§ **PROBLEM TO WORK ON**
It is required that the lines from the top of the listing through the line with "plt.rcParams['axes.unicode_minus'] = False" be reproduced exactly, excluding pictures.

§ **PROVIDED MATERIAL**
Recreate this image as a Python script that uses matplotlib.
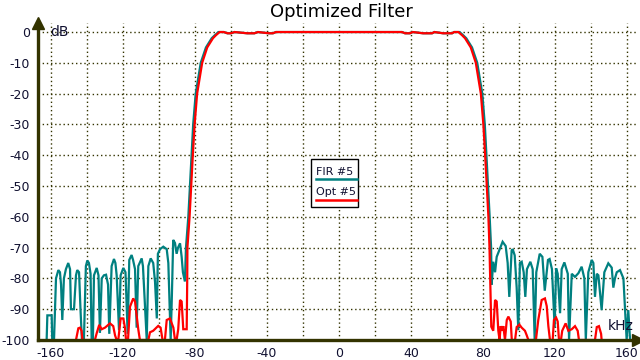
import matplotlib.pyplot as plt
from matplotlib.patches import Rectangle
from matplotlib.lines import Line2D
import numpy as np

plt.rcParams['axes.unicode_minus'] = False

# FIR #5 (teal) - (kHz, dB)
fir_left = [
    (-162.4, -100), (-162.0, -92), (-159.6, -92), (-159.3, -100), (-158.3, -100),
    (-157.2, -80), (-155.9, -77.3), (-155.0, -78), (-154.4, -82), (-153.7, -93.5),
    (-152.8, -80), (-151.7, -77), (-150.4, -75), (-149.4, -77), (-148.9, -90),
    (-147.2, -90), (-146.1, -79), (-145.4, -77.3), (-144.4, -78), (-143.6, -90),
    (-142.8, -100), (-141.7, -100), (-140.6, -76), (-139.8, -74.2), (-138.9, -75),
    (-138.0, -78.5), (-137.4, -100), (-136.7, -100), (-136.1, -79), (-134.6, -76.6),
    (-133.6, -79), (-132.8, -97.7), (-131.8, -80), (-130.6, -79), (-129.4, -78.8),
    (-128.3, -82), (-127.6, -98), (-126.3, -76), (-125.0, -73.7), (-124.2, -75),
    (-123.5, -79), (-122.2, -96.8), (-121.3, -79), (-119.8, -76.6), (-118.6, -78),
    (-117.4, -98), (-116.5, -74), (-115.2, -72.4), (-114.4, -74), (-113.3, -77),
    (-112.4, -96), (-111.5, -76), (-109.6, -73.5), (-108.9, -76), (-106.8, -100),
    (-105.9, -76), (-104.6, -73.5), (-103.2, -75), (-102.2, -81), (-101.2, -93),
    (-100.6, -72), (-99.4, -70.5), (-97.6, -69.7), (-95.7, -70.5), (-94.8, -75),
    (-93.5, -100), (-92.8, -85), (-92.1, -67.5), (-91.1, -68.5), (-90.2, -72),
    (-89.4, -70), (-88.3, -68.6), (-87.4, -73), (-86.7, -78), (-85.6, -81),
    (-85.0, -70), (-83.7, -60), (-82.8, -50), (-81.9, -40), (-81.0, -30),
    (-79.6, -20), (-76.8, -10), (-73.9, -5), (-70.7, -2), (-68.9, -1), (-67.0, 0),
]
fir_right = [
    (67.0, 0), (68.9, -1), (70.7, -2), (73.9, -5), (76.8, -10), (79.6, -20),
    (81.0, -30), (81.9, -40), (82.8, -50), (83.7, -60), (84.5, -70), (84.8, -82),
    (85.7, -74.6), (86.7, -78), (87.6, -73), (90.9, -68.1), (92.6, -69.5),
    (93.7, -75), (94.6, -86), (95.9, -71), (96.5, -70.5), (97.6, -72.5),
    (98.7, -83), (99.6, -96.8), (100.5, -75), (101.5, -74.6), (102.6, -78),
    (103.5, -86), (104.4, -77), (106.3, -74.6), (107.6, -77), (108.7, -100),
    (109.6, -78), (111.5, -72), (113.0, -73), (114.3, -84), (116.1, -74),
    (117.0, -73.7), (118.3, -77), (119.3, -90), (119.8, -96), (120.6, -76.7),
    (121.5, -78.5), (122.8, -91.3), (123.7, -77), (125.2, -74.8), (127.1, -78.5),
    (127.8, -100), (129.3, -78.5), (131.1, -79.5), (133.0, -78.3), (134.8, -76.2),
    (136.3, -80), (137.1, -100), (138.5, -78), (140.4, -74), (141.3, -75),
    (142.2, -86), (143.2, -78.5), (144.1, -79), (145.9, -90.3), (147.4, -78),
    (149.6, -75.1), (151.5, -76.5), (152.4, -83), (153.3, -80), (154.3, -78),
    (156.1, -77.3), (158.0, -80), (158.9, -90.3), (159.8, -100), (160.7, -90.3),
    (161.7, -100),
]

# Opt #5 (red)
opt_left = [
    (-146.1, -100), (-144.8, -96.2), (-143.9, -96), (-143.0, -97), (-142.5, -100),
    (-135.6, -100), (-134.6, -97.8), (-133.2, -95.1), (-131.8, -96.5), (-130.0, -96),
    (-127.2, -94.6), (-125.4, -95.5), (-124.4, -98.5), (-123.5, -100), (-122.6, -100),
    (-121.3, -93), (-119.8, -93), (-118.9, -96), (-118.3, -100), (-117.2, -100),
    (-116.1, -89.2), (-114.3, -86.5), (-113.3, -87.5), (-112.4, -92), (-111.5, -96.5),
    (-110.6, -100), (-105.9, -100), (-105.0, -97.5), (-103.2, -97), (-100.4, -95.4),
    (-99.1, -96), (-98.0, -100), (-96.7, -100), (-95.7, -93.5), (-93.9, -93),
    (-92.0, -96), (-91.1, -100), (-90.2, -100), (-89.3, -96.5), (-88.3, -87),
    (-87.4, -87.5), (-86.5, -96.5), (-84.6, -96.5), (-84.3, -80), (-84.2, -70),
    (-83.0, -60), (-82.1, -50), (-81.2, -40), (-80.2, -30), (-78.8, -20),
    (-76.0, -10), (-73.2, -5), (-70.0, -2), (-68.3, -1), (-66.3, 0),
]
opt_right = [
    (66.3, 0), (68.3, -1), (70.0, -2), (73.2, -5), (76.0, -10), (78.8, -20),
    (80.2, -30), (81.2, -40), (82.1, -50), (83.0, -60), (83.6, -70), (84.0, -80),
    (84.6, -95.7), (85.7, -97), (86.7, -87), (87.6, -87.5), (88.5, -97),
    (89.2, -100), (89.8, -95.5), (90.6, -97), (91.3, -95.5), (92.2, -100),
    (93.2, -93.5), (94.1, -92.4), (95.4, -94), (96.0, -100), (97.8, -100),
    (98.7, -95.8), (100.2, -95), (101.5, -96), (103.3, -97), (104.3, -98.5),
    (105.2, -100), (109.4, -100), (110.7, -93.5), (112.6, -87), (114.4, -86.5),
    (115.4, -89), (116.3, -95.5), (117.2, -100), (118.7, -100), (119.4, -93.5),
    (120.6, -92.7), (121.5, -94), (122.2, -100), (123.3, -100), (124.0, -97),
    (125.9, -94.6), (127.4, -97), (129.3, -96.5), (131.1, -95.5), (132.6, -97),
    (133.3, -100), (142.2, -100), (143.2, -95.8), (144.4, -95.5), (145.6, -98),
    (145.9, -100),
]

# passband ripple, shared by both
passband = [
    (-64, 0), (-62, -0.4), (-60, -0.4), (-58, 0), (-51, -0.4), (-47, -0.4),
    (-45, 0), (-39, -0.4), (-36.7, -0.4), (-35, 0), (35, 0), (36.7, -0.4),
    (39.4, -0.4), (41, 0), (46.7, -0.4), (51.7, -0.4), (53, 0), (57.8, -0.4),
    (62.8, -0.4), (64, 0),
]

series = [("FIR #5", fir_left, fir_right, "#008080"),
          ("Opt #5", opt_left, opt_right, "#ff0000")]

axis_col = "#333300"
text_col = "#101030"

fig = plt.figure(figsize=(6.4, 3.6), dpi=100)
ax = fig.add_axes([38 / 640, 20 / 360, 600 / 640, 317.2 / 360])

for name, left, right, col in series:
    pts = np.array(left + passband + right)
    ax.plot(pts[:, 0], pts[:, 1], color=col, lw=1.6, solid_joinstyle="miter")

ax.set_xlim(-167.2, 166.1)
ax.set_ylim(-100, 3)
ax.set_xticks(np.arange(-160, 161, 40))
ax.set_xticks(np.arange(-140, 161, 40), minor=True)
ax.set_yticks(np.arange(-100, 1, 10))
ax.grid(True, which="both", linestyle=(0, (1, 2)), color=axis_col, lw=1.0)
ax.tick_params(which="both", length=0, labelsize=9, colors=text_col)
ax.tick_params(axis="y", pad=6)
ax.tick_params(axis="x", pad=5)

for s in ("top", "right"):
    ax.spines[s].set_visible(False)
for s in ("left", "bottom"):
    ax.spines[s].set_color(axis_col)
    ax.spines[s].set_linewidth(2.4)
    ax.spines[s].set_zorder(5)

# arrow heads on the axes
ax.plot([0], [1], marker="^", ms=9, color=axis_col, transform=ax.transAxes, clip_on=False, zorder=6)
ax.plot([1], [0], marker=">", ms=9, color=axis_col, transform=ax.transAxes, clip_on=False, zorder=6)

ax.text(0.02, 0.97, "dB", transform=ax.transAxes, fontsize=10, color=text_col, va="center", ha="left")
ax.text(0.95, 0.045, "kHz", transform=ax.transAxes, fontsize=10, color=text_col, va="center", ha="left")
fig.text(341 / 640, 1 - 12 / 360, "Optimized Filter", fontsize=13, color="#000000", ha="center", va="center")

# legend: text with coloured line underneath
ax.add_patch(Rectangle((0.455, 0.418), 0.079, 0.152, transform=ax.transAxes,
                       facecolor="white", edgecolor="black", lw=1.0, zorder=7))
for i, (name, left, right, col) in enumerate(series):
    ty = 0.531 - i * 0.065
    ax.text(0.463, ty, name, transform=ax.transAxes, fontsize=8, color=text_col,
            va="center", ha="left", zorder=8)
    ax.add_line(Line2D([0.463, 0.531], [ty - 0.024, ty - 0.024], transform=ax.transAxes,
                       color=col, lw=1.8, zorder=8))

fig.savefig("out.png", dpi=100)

§ **SOLUTION TO THE EXERCISE**
Recreate this image as a Python script that uses matplotlib.
import matplotlib.pyplot as plt
from matplotlib.patches import Rectangle
from matplotlib.lines import Line2D
import numpy as np

plt.rcParams['axes.unicode_minus'] = False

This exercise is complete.